Water chemistry is the study of the chemical substances and processes that occur in natural and engineered water systems. It focuses on water composition, the fate and transport of dissolved materials, and the reactions between them. Natural water is rarely pure H2O; it acts as a powerful solvent constantly interacting with its environment. This solvent capability creates a complex and dynamic mixture. Understanding this composition is necessary because the concentration of dissolved components dictates everything from water potability to its effect on industrial machinery.
The Unique Properties of the Water Molecule
Water chemistry begins with the structure of the H2O molecule, consisting of one oxygen atom covalently bonded to two hydrogen atoms in a bent configuration. Oxygen is highly electronegative, attracting shared electrons toward itself. This unequal sharing creates a partial negative charge near the oxygen and partial positive charges near the hydrogen atoms, establishing the molecule’s polarity.

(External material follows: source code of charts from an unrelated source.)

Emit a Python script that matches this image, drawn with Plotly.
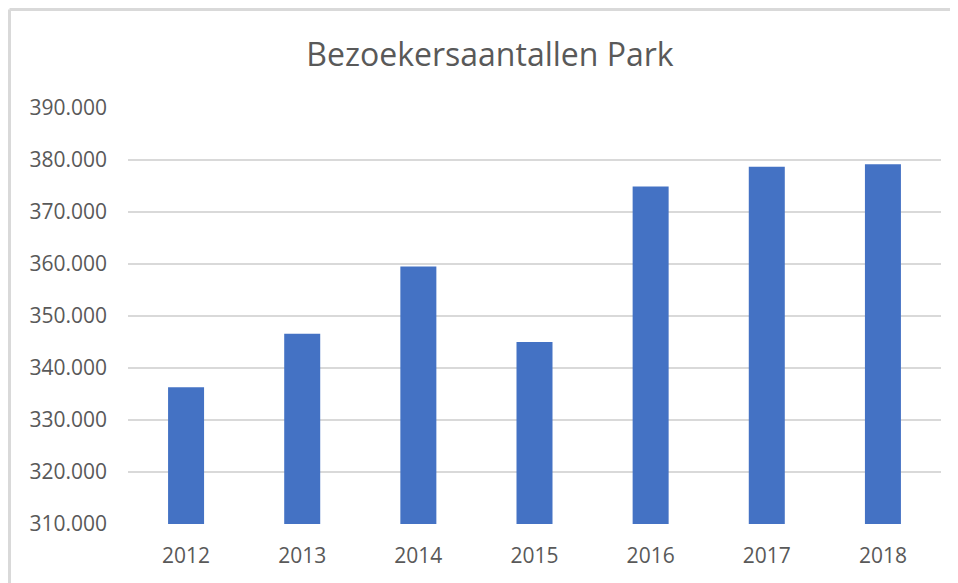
import plotly.graph_objects as go

years = ["2012", "2013", "2014", "2015", "2016", "2017", "2018"]
visitors = [336300, 346600, 359500, 345000, 374900, 378700, 379200]
tick_values = [310000, 320000, 330000, 340000, 350000, 360000, 370000, 380000, 390000]
tick_labels = ["310.000", "320.000", "330.000", "340.000", "350.000", "360.000", "370.000", "380.000", "390.000"]
title_text = "Bezoekersaantallen Park"

fig = go.Figure(
    go.Bar(x=years, y=visitors, marker=dict(color="#4472C4", line=dict(width=0)), hoverinfo="x+y")
)

# page body has an 8px margin, so the figure is drawn at (8, 8)
W, H = 950, 575
L, R, T, B = 120, 17, 100, 59
pw, ph = W - L - R, H - T - B

# outer chart border (light gray), extending past right/bottom edges like the reference
x0 = (1.5 - L) / pw
y1 = (H - B - 1.5) / ph
fig.add_shape(type="line", xref="paper", yref="paper", x0=x0, x1=(W + 20 - L) / pw, y0=y1, y1=y1,
              line=dict(color="#d9d9d9", width=3))
fig.add_shape(type="line", xref="paper", yref="paper", x0=x0, x1=x0, y0=y1, y1=-(B + 20) / ph,
              line=dict(color="#d9d9d9", width=3))

fig.update_layout(
    width=W, height=H,
    margin=dict(l=L, r=R, t=T, b=B, pad=0),
    paper_bgcolor="white", plot_bgcolor="white",
    title=dict(text=title_text, x=(490 - 8) / W, xref="container", xanchor="center",
               y=1 - 47 / H, yref="container", yanchor="middle",
               font=dict(family="Open Sans", size=32, color="#595959")),
    bargap=0.69,
    showlegend=False,
    font=dict(family="Open Sans", color="#595959"),
)
fig.update_xaxes(
    type="category", showgrid=False, zeroline=False, showline=False, ticks="",
    tickfont=dict(family="Open Sans", size=21, color="#595959"),
    ticklabelstandoff=17,
)
fig.update_yaxes(
    range=[310000, 390000], tickvals=tick_values, ticktext=tick_labels,
    showgrid=True, gridcolor="#d9d9d9", gridwidth=2, zeroline=False, showline=False, ticks="",
    tickfont=dict(family="Open Sans", size=21, color="#595959"),
    ticklabelstandoff=20,
)

fig.write_html("out.html")
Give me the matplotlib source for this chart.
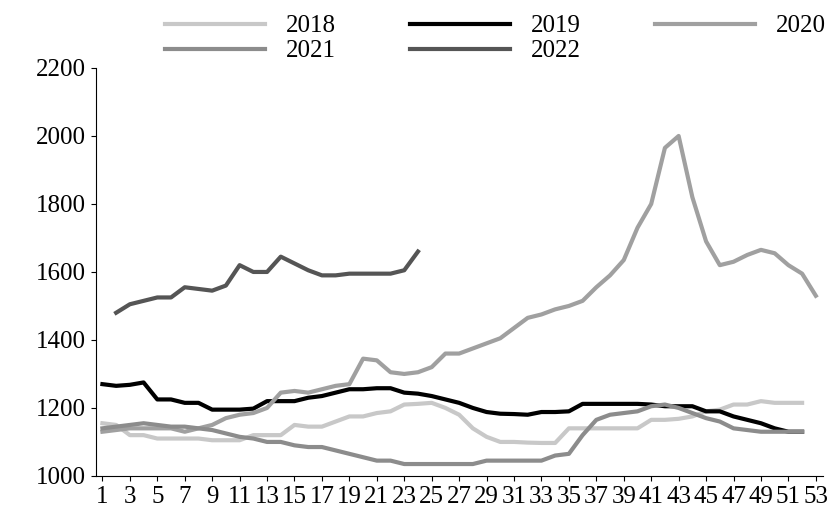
import matplotlib
matplotlib.use('Agg')
import matplotlib.pyplot as plt

plt.rcParams['font.family'] = ['Liberation Serif', 'DejaVu Serif']

weeks = list(range(1, 54))

s2018 = [1155, 1150, 1120, 1120, 1110, 1110, 1110, 1110, 1105, 1105, 1105, 1120, 1120, 1120,
         1150, 1145, 1145, 1160, 1175, 1175, 1185, 1190, 1210, 1212, 1215, 1200, 1180, 1140,
         1115, 1100, 1100, 1098, 1097, 1097, 1140, 1140, 1140, 1140, 1140, 1140, 1165, 1165,
         1168, 1175, 1190, 1195, 1210, 1210, 1220, 1215, 1215, 1215]
s2019 = [1270, 1265, 1268, 1275, 1225, 1225, 1215, 1215, 1195, 1195, 1195, 1198, 1220, 1220,
         1220, 1230, 1235, 1245, 1255, 1255, 1258, 1258, 1245, 1242, 1235, 1225, 1215, 1200,
         1188, 1183, 1182, 1180, 1188, 1188, 1190, 1212, 1212, 1212, 1212, 1212, 1210, 1205,
         1205, 1205, 1190, 1190, 1175, 1165, 1155, 1140, 1130, 1130]
s2020 = [1130, 1135, 1140, 1140, 1140, 1140, 1130, 1140, 1150, 1170, 1180, 1185, 1200, 1245,
         1250, 1245, 1255, 1265, 1270, 1345, 1340, 1305, 1300, 1305, 1320, 1360, 1360, 1375,
         1390, 1405, 1435, 1465, 1475, 1490, 1500, 1515, 1555, 1590, 1635, 1730, 1800, 1965,
         2000, 1820, 1690, 1620, 1630, 1650, 1665, 1655, 1620, 1595, 1530]
s2021 = [1140, 1145, 1150, 1155, 1150, 1145, 1145, 1140, 1135, 1125, 1115, 1110, 1100, 1100,
         1090, 1085, 1085, 1075, 1065, 1055, 1045, 1045, 1035, 1035, 1035, 1035, 1035, 1035,
         1045, 1045, 1045, 1045, 1045, 1060, 1065, 1120, 1165, 1180, 1185, 1190, 1205, 1210,
         1200, 1185, 1170, 1160, 1140, 1135, 1130, 1130, 1130, 1130]
s2022 = [None, 1480, 1505, 1515, 1525, 1525, 1555, 1550, 1545, 1560, 1620, 1600, 1600, 1645,
         1625, 1605, 1590, 1590, 1595, 1595, 1595, 1595, 1605, 1660]

series = [('2018', s2018, '#c8c8c8'), ('2019', s2019, '#000000'), ('2020', s2020, '#a0a0a0'),
          ('2021', s2021, '#8c8c8c'), ('2022', s2022, '#555555')]

fig, ax = plt.subplots(figsize=(8.31, 5.23), dpi=100)
lines = {}
for name, vals, col in series:
    x = weeks[:len(vals)]
    pts = [(a, b) for a, b in zip(x, vals) if b is not None]
    lines[name], = ax.plot([p[0] for p in pts], [p[1] for p in pts], color=col, lw=3, label=name)

ax.set_xlim(0.5, 53.5)
ax.set_ylim(1000, 2200)
ax.set_yticks(range(1000, 2201, 200))
ax.set_xticks(range(1, 54, 2))
ax.tick_params(labelsize=18, direction='out')
ax.spines['top'].set_visible(False)
ax.spines['right'].set_visible(False)

# row-major legend order: 2018 2019 2020 / 2021 2022
order = ['2018', '2021', '2019', '2022', '2020']
ax.legend([lines[k] for k in order], order, loc='upper center', bbox_to_anchor=(0.55, 1.155),
          ncol=3, frameon=False, fontsize=18, handlelength=4, columnspacing=3,
          borderaxespad=0, labelspacing=0.1, handletextpad=0.8)
plt.subplots_adjust(left=0.115, right=0.99, top=0.87, bottom=0.09)
plt.savefig('out.png')
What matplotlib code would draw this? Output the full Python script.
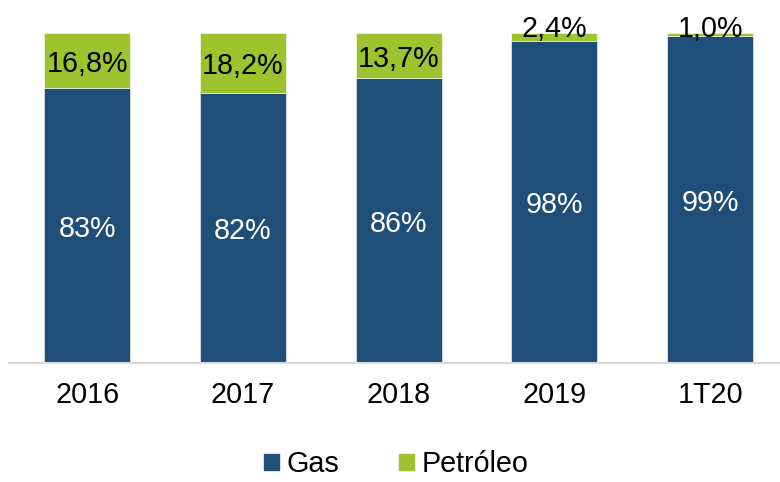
import matplotlib
matplotlib.use("Agg")
import matplotlib.pyplot as plt
from matplotlib.patches import Patch
import numpy as np

categories = ["2016", "2017", "2018", "2019", "1T20"]
gas = [83.2, 81.8, 86.3, 97.6, 99.0]
petroleo = [16.8, 18.2, 13.7, 2.4, 1.0]
gas_labels = ["83%", "82%", "86%", "98%", "99%"]
pet_labels = ["16,8%", "18,2%", "13,7%", "2,4%", "1,0%"]

c_gas = "#1F4E79"
c_pet = "#9DC42E"

plt.rcParams["font.family"] = ["Liberation Sans", "DejaVu Sans"]
fs = 20.7

W, H = 780, 482
fig = plt.figure(figsize=(W / 100, H / 100), dpi=100)
ax = fig.add_axes([9 / W, (H - 362.7) / H, (W - 9) / W, 330 / H])

x = np.arange(len(categories))
ax.bar(x, gas, width=0.552, color=c_gas, edgecolor="white", linewidth=0.4)
ax.bar(x, petroleo, bottom=gas, width=0.552, color=c_pet, edgecolor="white", linewidth=0.4)

# labels: baseline a bit below the middle of each segment
off = -8.4
for i in range(len(x)):
    ax.annotate(gas_labels[i], (x[i], gas[i] / 2), xytext=(0, off),
                textcoords="offset points", ha="center", va="baseline",
                color="white", fontsize=fs)
    if petroleo[i] > 5:
        ax.annotate(pet_labels[i], (x[i], gas[i] + petroleo[i] / 2), xytext=(0, off),
                    textcoords="offset points", ha="center", va="baseline",
                    color="black", fontsize=fs)
    else:
        ax.text(x[i], 98.7, pet_labels[i], ha="center", va="baseline",
                color="black", fontsize=fs)

ax.set_xlim(-0.503, 4.449)
ax.set_ylim(0, 100)
ax.set_yticks([])
ax.set_xticks(x)
ax.set_xticklabels(categories, fontsize=fs)
ax.tick_params(axis="x", length=0, pad=13.4)
for s in ["top", "right", "left"]:
    ax.spines[s].set_visible(False)
ax.spines["bottom"].set_color("#D9D9D9")
ax.spines["bottom"].set_linewidth(1.5)

handles = [Patch(color=c_gas, label="Gas"), Patch(color=c_pet, label="Petróleo")]
fig.legend(handles=handles, loc="center", bbox_to_anchor=(396.5 / W, (H - 464) / H),
           ncol=2, frameon=False, fontsize=fs, handlelength=0.5, handleheight=0.5,
           handletextpad=0.28, columnspacing=2.08, borderpad=0, borderaxespad=0)

fig.savefig("out.png", dpi=100)
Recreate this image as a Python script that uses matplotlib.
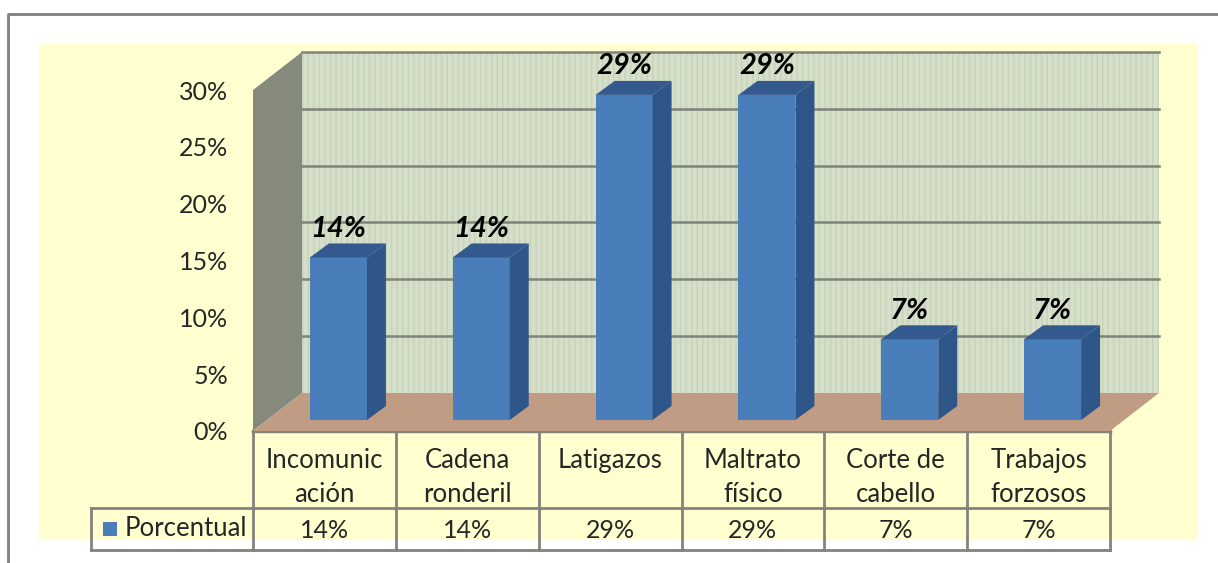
import matplotlib
matplotlib.use("Agg")
import matplotlib.pyplot as plt
from matplotlib.patches import Polygon, Rectangle

categories = ["Incomunic\nación", "Cadena\nronderil", "Latigazos", "Maltrato\nfísico", "Corte de\ncabello", "Trabajos\nforzosos"]
values = [14.3, 14.3, 28.6, 28.6, 7.1, 7.1]
value_labels = ["14%", "14%", "29%", "29%", "7%", "7%"]
yticks = [0, 5, 10, 15, 20, 25, 30]
series_name = "Porcentual"

plt.rcParams["font.family"] = ["Lato", "DejaVu Sans"]

W, H = 1218, 563
fig = plt.figure(figsize=(W / 100, H / 100), dpi=100, facecolor="white")

# pixel layer for the page frame and the yellow chart area
bg = fig.add_axes([0, 0, 1, 1])
bg.set_xlim(0, W)
bg.set_ylim(H, 0)
bg.axis("off")
bg.add_patch(Rectangle((39, 44), 1158, 496, color="#ffffd0", lw=0))
bg.plot([7.5, 7.5, W], [H, 13.5, 13.5], color="#7f7f7f", lw=2)

# front plane of the 3d box
x0, x1, y0, y1 = 253, 1110, 431, 90
ax = fig.add_axes([x0 / W, 1 - y0 / H, (x1 - x0) / W, (y0 - y1) / H])
ax.patch.set_visible(False)
n = len(categories)
ax.set_xlim(0, n)
ax.set_ylim(0, 30)
for s in ax.spines.values():
    s.set_visible(False)

px = n / (x1 - x0)
py = 30 / (y0 - y1)
dx, dz = 49 * px, 38 * py  # box depth
wall = "#d6dfc9"
grid = "#7f8478"

ax.add_patch(Polygon([(0, 0), (dx, dz), (dx, 30 + dz), (0, 30)], facecolor="#858a7c", edgecolor="none", clip_on=False, zorder=1))
ax.add_patch(Polygon([(dx, dz), (n + dx, dz), (n + dx, 30 + dz), (dx, 30 + dz)], facecolor=wall, edgecolor="#c6d3b8", hatch="|||", lw=0, clip_on=False, zorder=1))
ax.add_patch(Polygon([(0, 0), (dx, dz), (n + dx, dz), (n, 0)], facecolor="#c09c84", edgecolor="none", clip_on=False, zorder=2))
for t in yticks[1:]:
    ax.plot([dx, n + dx], [t + dz, t + dz], color=grid, lw=1.8, clip_on=False, zorder=2)

# bars
bw = 57 * px
bar_dx, bar_dz = 19 * px, 14 * py
lift = 11 * py
for i, v in enumerate(values):
    left = i + 0.5 - bw / 2 + 14 * px
    top = lift + v
    right = left + bw
    ax.bar(left + bw / 2, v, width=bw, bottom=lift, color="#4a7ebb", zorder=3, clip_on=False)
    ax.add_patch(Polygon([(right, lift), (right + bar_dx, lift + bar_dz), (right + bar_dx, top + bar_dz), (right, top)], facecolor="#2f5689", edgecolor="none", clip_on=False, zorder=3))
    ax.add_patch(Polygon([(left, top), (left + bar_dx, top + bar_dz), (right + bar_dx, top + bar_dz), (right, top)], facecolor="#33598f", edgecolor="none", clip_on=False, zorder=3))
    ax.text(left + bw / 2, top + bar_dz + 1.5 * py, value_labels[i], ha="center", va="bottom", fontsize=21, fontweight="bold", fontstyle="italic", color="black", clip_on=False, zorder=4)

ax.set_yticks(yticks)
ax.set_yticklabels([f"{t}%" for t in yticks], fontsize=18, color="#262626")
ax.set_xticks([i + 0.5 for i in range(n)])
ax.set_xticklabels(categories, fontsize=18.5, color="#262626", linespacing=1.45)
ax.tick_params(axis="both", length=0)
ax.tick_params(axis="y", pad=18)
ax.tick_params(axis="x", pad=12)

# data table under the axis
line = "#85827c"
row1 = y0
row2 = 508
row3 = 550
for i in range(n + 1):
    bg.plot([x0 + i * (x1 - x0) / n] * 2, [row1, row3], color=line, lw=2, zorder=5)
bg.plot([x0, x1], [row1, row1], color=line, lw=2.5, zorder=5)
bg.plot([91, x1], [row2, row2], color=line, lw=2, zorder=5)
bg.plot([91, x1], [row3, row3], color=line, lw=2, zorder=5)
bg.plot([91, 91], [row2, row3], color=line, lw=2, zorder=5)
for i, lab in enumerate(value_labels):
    bg.text(x0 + (i + 0.5) * (x1 - x0) / n, 530, lab, ha="center", va="center", fontsize=18, color="#262626")
bg.add_patch(Rectangle((103, 522), 14, 14, color="#4a7ebb", lw=0, zorder=5))
bg.text(125, 529, series_name, ha="left", va="center", fontsize=18.5, color="#262626")

fig.savefig("out.png", dpi=100)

This polarity allows water molecules to form weak attractions called hydrogen bonds. These extensive bonds are responsible for water’s exceptional physical properties, such as high heat capacity. High heat capacity allows water to absorb and retain a large amount of thermal energy before its temperature rises.
The strong polarity and hydrogen bonding also make water an exceptional solvent. Polar molecules and ionic compounds are easily surrounded and pulled apart, effectively dissolving them. This solvent capability ensures natural water bodies contain a wide array of dissolved minerals, gases, and organic materials.
Fundamental Measurements of Water Quality
Water quality is characterized by specific measurements reflecting the concentration and reactivity of dissolved substances. The pH represents the concentration of hydrogen ions (H\(^+\)) on a logarithmic scale from 0 (most acidic) to 14 (most alkaline). A small change in pH, such as from 7 to 6, indicates a tenfold increase in acidity, which is important for controlling corrosion and sustaining aquatic life.
Alkalinity is the water’s capacity to neutralize acid, often called buffering capacity. This capacity is primarily due to dissolved bicarbonate (HCO3-), carbonate (CO32-), and hydroxide (OH-) ions. Water with high alkalinity absorbs acidic inputs without a significant change in pH, providing stability to ecosystems.
Hardness is defined by the concentration of dissolved divalent metal cations, primarily calcium (Ca2+) and magnesium (Mg2+). Hard water reduces soap effectiveness and causes scale formation in pipes and appliances. Hardness is categorized as temporary (bicarbonates that precipitate when heated) or permanent (sulfates or chlorides that remain dissolved).
Components Found in Natural Water
Natural water contains various chemical components, either fully dissolved or suspended. Dissolved solids, measured as Total Dissolved Solids (TDS), are inorganic salts and organic matter that pass through a fine filter. Major ions like sodium (Na+), chloride (Cl-), and sulfate (SO42-) are derived from mineral weathering and contribute to the water’s salinity and taste.
Natural water also contains various dissolved gases. Dissolved oxygen (O2) is absorbed from the air or produced by aquatic plants, and its concentration is necessary for the survival of fish and other aerobic organisms. Carbon dioxide (CO2) dissolves and reacts with water to form carbonic acid, influencing the water’s natural pH and alkalinity.
Suspended solids are undissolved particles, such as fine silt, clay, and organic debris. These non-soluble materials cause turbidity, which measures the water’s cloudiness. High turbidity restricts sunlight penetration, negatively affecting photosynthetic life and complicating water treatment processes.
Why Water Chemistry Matters in Daily Life
The chemical profile of water impacts human activities and the environment. For drinking water safety, continuous monitoring is necessary to ensure contaminants do not pose health risks. This involves testing for naturally occurring substances like arsenic and contaminants from agricultural runoff or industrial discharge.
Water chemistry governs infrastructure integrity, primarily through its effect on corrosion. Water with low pH or high dissolved oxygen accelerates the oxidation of metal pipes, leading to degradation and failure. Utilities manage parameters like pH and alkalinity to encourage a protective mineral layer on pipe surfaces, preventing metals like lead and copper from leaching into the supply.
In aquatic ecosystems, chemical balance determines the viability of plant and animal life. Dissolved oxygen levels must be maintained above a threshold for fish to breathe. Excess nutrients like nitrogen and phosphorus can trigger algal blooms, which consume large amounts of oxygen upon decomposition, creating low-oxygen zones that cannot sustain most aquatic organisms.